I used a combo of cutting down my allen keys so they had “fresh” sharp edges to bite into the bolt, jamming TORX bits into the hex head, and a few I had to Dremel a slit into so I could use a flat head screw driver. I’ve replaced them with locally sourced m3 12mm hex heads, hopefully theyre a bit tougher.

2 Likes

I did have to dremel one of the bolts on the motor mount to get it off, but no other casualties. I also didn’t have a small cutting wheel so ended up nicking the side of the bearing but it is just cosmetic.

Although… looks a lot bigger in the image :laughing: . I think I got it, definitely does not win any prizes for soldering skill, but I’m waiting for my new belt guards to print and my bolts to arrive from amazon to get this back together.

3 Likes

So my bolts got here this morning and I reassembled everything along with the new belt guards too.

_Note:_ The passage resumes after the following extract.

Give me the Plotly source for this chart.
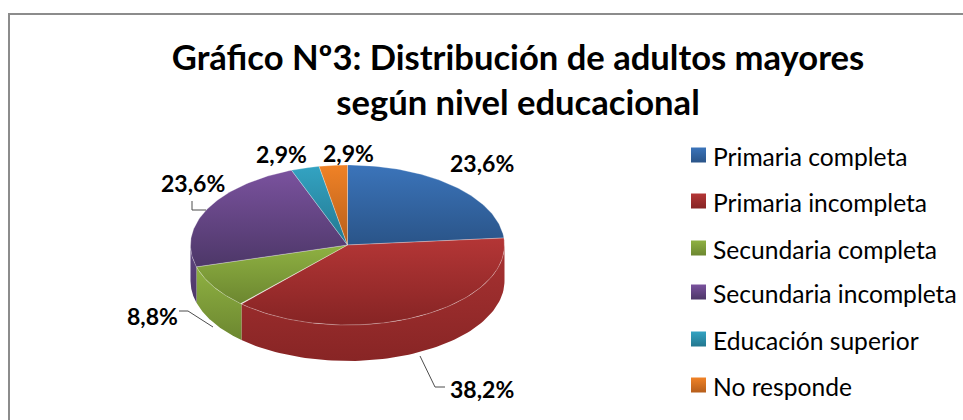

I first did “retract all” and on two of the arms nothing happened. I was thinking “oh great what did I mess up”? But before I disassembled, I did retract all again with 2000 and one arm started retracting. I bumped it up again again and the other did. I reduced it to 1300 again, extend / retract a few times at the “normal” 1300 level and all is well at that level now. (whew!). Also, Yay, I didn’t mess up the encoder boards!

So I went to hang it and got it all booted up and hung and it had forgot my home so I re-homed it XY then Z. Started my cut again without the router on watched it get to about where it last died and flipped on the router/vacuum. It went along and cut things great, started on the final layer with the tabs and got through a few letters, then stalled and the router started heading up and right, belts started unspooling, etc. Hit power on the power strip and captured my log. Nothing in the log to tell me what happened. I’m assuming some fault or system level event given that the pause and stop buttons didn’t work and I got the reconnect error, indicating the maslow stopped talking to the ui.

Log with my debug level on (as on the git branch above). Nothing seemed wrong in here - certainly none of the panic messages showed up.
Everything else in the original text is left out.